### [Stated problem]
Locate all lines in the data below that hold "this" and show them.

### [Input rows]
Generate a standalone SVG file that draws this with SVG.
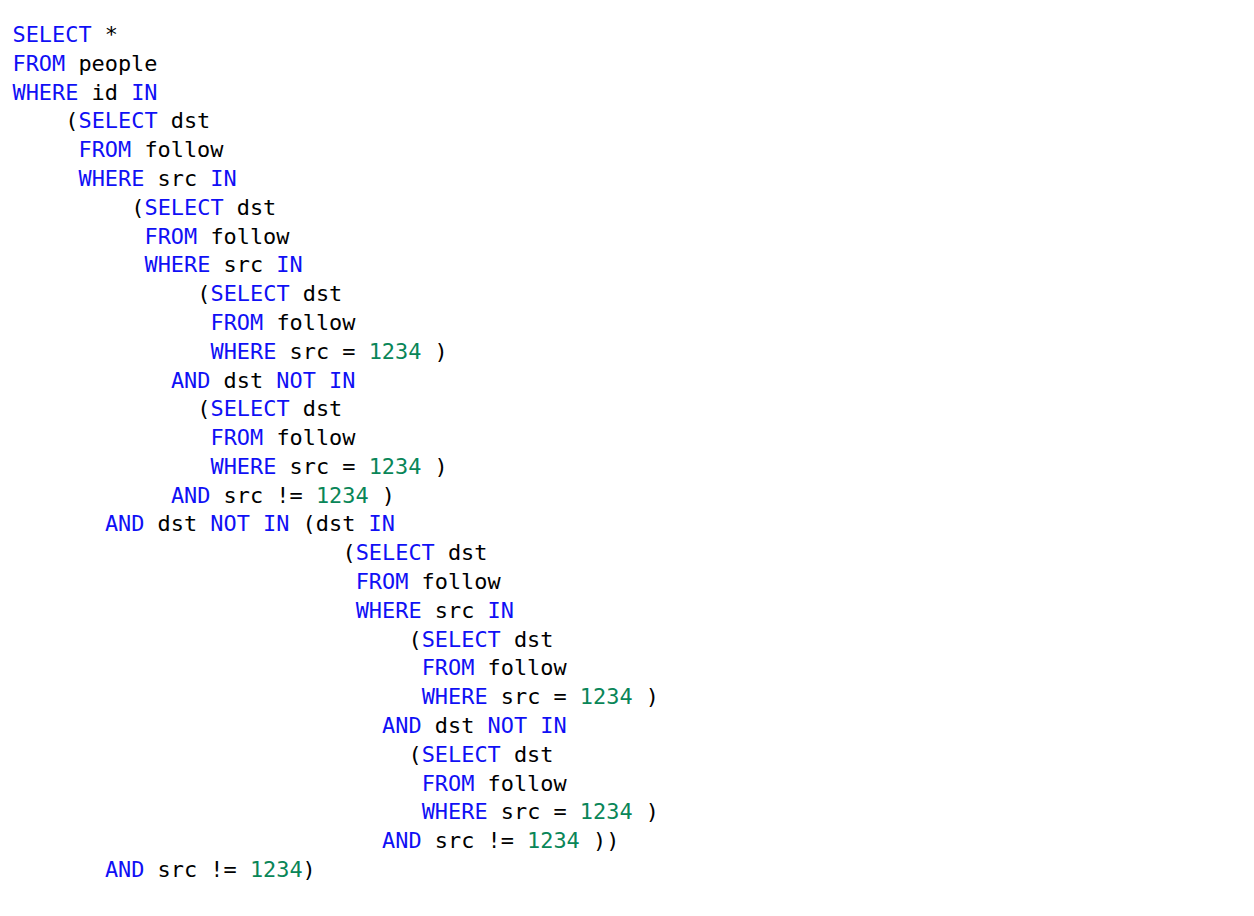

* * *

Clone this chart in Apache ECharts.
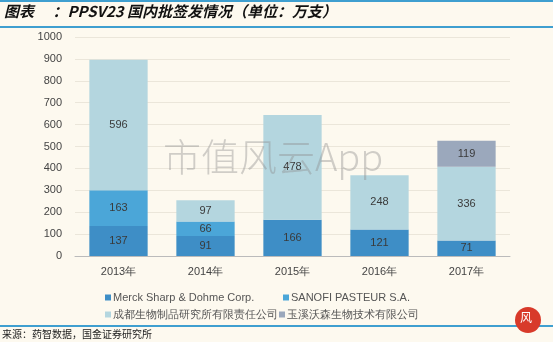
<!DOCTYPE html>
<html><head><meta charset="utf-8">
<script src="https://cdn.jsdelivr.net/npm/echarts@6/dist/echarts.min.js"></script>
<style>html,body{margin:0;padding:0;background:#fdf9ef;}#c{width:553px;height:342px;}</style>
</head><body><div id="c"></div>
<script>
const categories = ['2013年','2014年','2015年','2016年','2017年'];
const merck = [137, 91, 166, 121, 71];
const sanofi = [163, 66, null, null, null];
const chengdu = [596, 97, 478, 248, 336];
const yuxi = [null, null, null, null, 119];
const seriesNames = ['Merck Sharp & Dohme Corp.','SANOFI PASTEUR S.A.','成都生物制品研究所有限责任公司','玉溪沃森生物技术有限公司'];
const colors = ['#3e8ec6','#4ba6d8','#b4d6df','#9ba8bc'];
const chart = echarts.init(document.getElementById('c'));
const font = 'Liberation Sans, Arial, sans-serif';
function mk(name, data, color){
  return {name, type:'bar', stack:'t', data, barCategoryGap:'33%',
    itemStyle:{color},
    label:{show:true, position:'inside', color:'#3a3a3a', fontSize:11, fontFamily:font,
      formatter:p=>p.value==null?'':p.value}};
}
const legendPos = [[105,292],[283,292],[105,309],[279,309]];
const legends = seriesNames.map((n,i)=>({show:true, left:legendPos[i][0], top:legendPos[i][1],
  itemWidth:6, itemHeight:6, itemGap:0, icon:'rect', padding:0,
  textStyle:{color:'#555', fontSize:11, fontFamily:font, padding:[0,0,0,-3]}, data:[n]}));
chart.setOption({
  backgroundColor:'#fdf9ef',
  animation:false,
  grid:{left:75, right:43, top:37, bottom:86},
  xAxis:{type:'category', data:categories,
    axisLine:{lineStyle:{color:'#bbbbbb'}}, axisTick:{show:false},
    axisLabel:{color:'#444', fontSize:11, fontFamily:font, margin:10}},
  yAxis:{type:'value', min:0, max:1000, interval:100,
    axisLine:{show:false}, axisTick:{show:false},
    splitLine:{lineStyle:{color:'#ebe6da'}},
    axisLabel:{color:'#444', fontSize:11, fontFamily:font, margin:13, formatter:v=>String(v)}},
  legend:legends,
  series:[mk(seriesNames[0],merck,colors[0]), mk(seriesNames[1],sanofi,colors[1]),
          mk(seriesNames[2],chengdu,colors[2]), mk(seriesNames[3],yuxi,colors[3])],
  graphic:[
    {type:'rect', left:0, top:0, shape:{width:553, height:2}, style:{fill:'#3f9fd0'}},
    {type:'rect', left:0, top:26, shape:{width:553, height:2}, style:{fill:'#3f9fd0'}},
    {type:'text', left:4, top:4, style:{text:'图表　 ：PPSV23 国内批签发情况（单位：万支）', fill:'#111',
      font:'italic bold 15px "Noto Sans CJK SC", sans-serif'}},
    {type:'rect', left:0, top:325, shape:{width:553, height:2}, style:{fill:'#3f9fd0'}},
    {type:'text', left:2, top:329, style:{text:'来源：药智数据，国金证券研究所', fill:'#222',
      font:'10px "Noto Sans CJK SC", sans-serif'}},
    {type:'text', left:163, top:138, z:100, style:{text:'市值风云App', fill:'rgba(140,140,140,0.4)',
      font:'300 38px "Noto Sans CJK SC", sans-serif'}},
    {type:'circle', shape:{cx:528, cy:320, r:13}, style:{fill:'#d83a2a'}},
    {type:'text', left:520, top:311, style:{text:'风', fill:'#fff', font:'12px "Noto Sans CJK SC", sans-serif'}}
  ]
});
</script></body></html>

### [Full response]
Generate a standalone SVG file that draws this with SVG.
Clone this chart in Apache ECharts.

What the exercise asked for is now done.